Material
___

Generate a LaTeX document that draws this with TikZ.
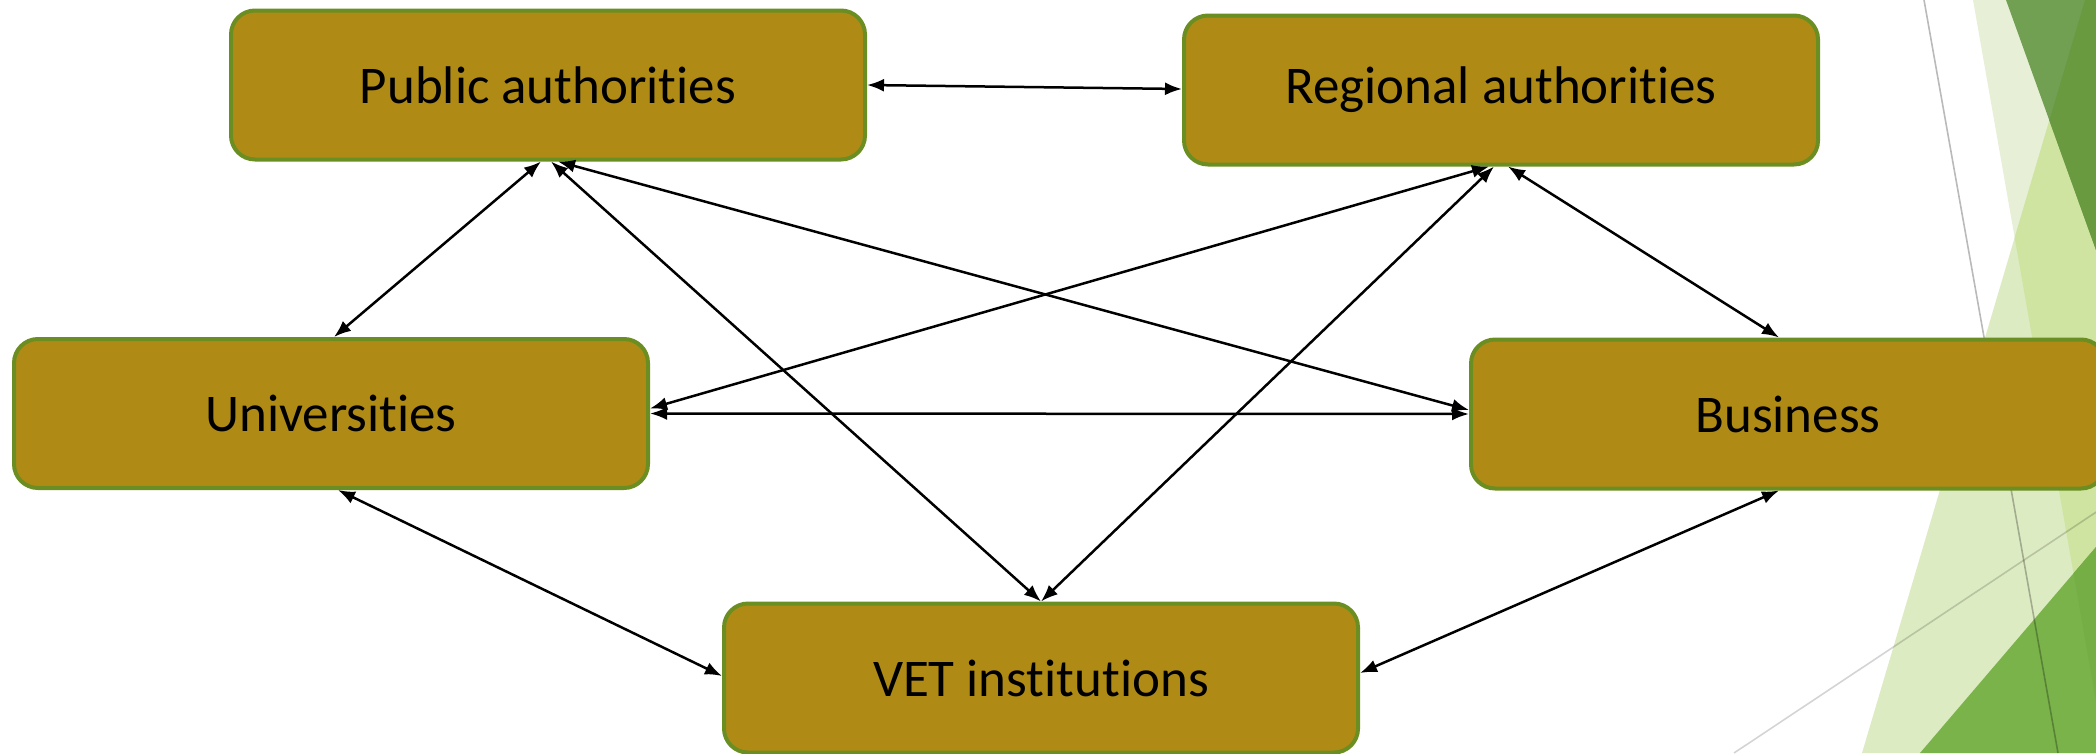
\documentclass[tikz,border=0pt]{standalone}
\usepackage{fontspec}
\setmainfont[Ligatures={NoCommon}]{Carlito}
\usetikzlibrary{arrows.meta,calc}
\definecolor{boxfill}{HTML}{AF8B15}
\definecolor{boxline}{HTML}{6B8E23}
\definecolor{bandgreen}{HTML}{E7F0D6}
\definecolor{paletri}{HTML}{DDEBC2}
\definecolor{paleover}{HTML}{CEE4A0}
\definecolor{darktri}{HTML}{72A052}
\definecolor{darkover}{HTML}{6A9A40}
\definecolor{midtri}{HTML}{7AB34A}
\definecolor{midover}{HTML}{74AE44}
\begin{document}
\begin{tikzpicture}[x=1pt,y=-1pt,
  actor/.style={draw=boxline, line width=4pt, fill=boxfill, rounded corners=24pt,
    minimum width=634pt, minimum height=149pt, inner sep=0pt,
    font=\fontsize{53}{60}\selectfont, text=black},
  link/.style={{Latex[length=17pt,width=13pt]}-{Latex[length=17pt,width=13pt]},
    line width=2.5pt, draw=black},
  hairline/.style={line width=1.6pt, draw=black}]
\useasboundingbox (0,0) rectangle (2096,753);
% background decoration
\fill[bandgreen] (1973,0) -- (2200,0) -- (2200,753) -- (2105,753) -- cycle;
\fill[paletri] (2085,0) -- (2200,0) -- (2200,753) -- (1862,753) -- cycle;
\begin{scope}
  \clip (1973,0) -- (2200,0) -- (2200,753) -- (2105,753) -- cycle;
  \fill[paleover] (2085,0) -- (2200,0) -- (2200,753) -- (1862,753) -- cycle;
\end{scope}
\fill[darktri] (2006,0) -- (2200,0) -- (2200,539) -- cycle;
\begin{scope}
  \clip (2085,0) -- (2200,0) -- (2200,753) -- (1862,753) -- cycle;
  \fill[darkover] (2006,0) -- (2200,0) -- (2200,539) -- cycle;
\end{scope}
\fill[midtri] (1920,753) -- (2096,547) -- (2200,425) -- (2200,753) -- cycle;
\begin{scope}
  \clip (1973,0) -- (2200,0) -- (2200,753) -- (2105,753) -- cycle;
  \fill[midover] (1920,753) -- (2096,547) -- (2200,425) -- (2200,753) -- cycle;
\end{scope}
\draw[hairline, draw opacity=0.27] (1924,0) -- (2058,753);
\draw[hairline, draw opacity=0.17] (1734,753) -- (2200,443);
% nodes
\node[actor] (pa) at (548,85) {Public authorities};
\node[actor] (ra) at (1501,90) {Regional authorities};
\node[actor] (un) at (331,413.5) {Universities};
\node[actor] (bu) at (1788,414) {Business};
\node[actor] (ve) at (1041,678) {VET institutions};
% connectors
\draw[link] (pa.east) -- ($(ra.west)+(0,-1)$);
\draw[link] ($(pa.south)+(-7,0)$) -- ($(un.north)+(3,0)$);
\draw[link] ($(pa.south)+(3,0)$) -- (ve.north);
\draw[link] ($(pa.south)+(10,0)$) -- ($(bu.west)+(0,-4)$);
\draw[link] ($(ra.south)+(-12,0)$) -- ($(un.east)+(0,-5)$);
\draw[link] ($(ra.south)+(-7,0)$) -- (ve.north);
\draw[link] ($(ra.south)+(7,0)$) -- ($(bu.north)+(-9,0)$);
\draw[link] (un.east) -- (bu.west);
\draw[link] ($(un.south)+(7,0)$) -- ($(ve.west)+(0,-2)$);
\draw[link] ($(bu.south)+(-9,0)$) -- ($(ve.east)+(0,-5)$);
\end{tikzpicture}
\end{document}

___

What you need to do
Copy every line of the data exactly as written, excluding the pictures.

Right answer
Generate a LaTeX document that draws this with TikZ.
\documentclass[tikz,border=0pt]{standalone}
\usepackage{fontspec}
\setmainfont[Ligatures={NoCommon}]{Carlito}
\usetikzlibrary{arrows.meta,calc}
\definecolor{boxfill}{HTML}{AF8B15}
\definecolor{boxline}{HTML}{6B8E23}
\definecolor{bandgreen}{HTML}{E7F0D6}
\definecolor{paletri}{HTML}{DDEBC2}
\definecolor{paleover}{HTML}{CEE4A0}
\definecolor{darktri}{HTML}{72A052}
\definecolor{darkover}{HTML}{6A9A40}
\definecolor{midtri}{HTML}{7AB34A}
\definecolor{midover}{HTML}{74AE44}
\begin{document}
\begin{tikzpicture}[x=1pt,y=-1pt,
  actor/.style={draw=boxline, line width=4pt, fill=boxfill, rounded corners=24pt,
    minimum width=634pt, minimum height=149pt, inner sep=0pt,
    font=\fontsize{53}{60}\selectfont, text=black},
  link/.style={{Latex[length=17pt,width=13pt]}-{Latex[length=17pt,width=13pt]},
    line width=2.5pt, draw=black},
  hairline/.style={line width=1.6pt, draw=black}]
\useasboundingbox (0,0) rectangle (2096,753);
% background decoration
\fill[bandgreen] (1973,0) -- (2200,0) -- (2200,753) -- (2105,753) -- cycle;
\fill[paletri] (2085,0) -- (2200,0) -- (2200,753) -- (1862,753) -- cycle;
\begin{scope}
  \clip (1973,0) -- (2200,0) -- (2200,753) -- (2105,753) -- cycle;
  \fill[paleover] (2085,0) -- (2200,0) -- (2200,753) -- (1862,753) -- cycle;
\end{scope}
\fill[darktri] (2006,0) -- (2200,0) -- (2200,539) -- cycle;
\begin{scope}
  \clip (2085,0) -- (2200,0) -- (2200,753) -- (1862,753) -- cycle;
  \fill[darkover] (2006,0) -- (2200,0) -- (2200,539) -- cycle;
\end{scope}
\fill[midtri] (1920,753) -- (2096,547) -- (2200,425) -- (2200,753) -- cycle;
\begin{scope}
  \clip (1973,0) -- (2200,0) -- (2200,753) -- (2105,753) -- cycle;
  \fill[midover] (1920,753) -- (2096,547) -- (2200,425) -- (2200,753) -- cycle;
\end{scope}
\draw[hairline, draw opacity=0.27] (1924,0) -- (2058,753);
\draw[hairline, draw opacity=0.17] (1734,753) -- (2200,443);
% nodes
\node[actor] (pa) at (548,85) {Public authorities};
\node[actor] (ra) at (1501,90) {Regional authorities};
\node[actor] (un) at (331,413.5) {Universities};
\node[actor] (bu) at (1788,414) {Business};
\node[actor] (ve) at (1041,678) {VET institutions};
% connectors
\draw[link] (pa.east) -- ($(ra.west)+(0,-1)$);
\draw[link] ($(pa.south)+(-7,0)$) -- ($(un.north)+(3,0)$);
\draw[link] ($(pa.south)+(3,0)$) -- (ve.north);
\draw[link] ($(pa.south)+(10,0)$) -- ($(bu.west)+(0,-4)$);
\draw[link] ($(ra.south)+(-12,0)$) -- ($(un.east)+(0,-5)$);
\draw[link] ($(ra.south)+(-7,0)$) -- (ve.north);
\draw[link] ($(ra.south)+(7,0)$) -- ($(bu.north)+(-9,0)$);
\draw[link] (un.east) -- (bu.west);
\draw[link] ($(un.south)+(7,0)$) -- ($(ve.west)+(0,-2)$);
\draw[link] ($(bu.south)+(-9,0)$) -- ($(ve.east)+(0,-5)$);
\end{tikzpicture}
\end{document}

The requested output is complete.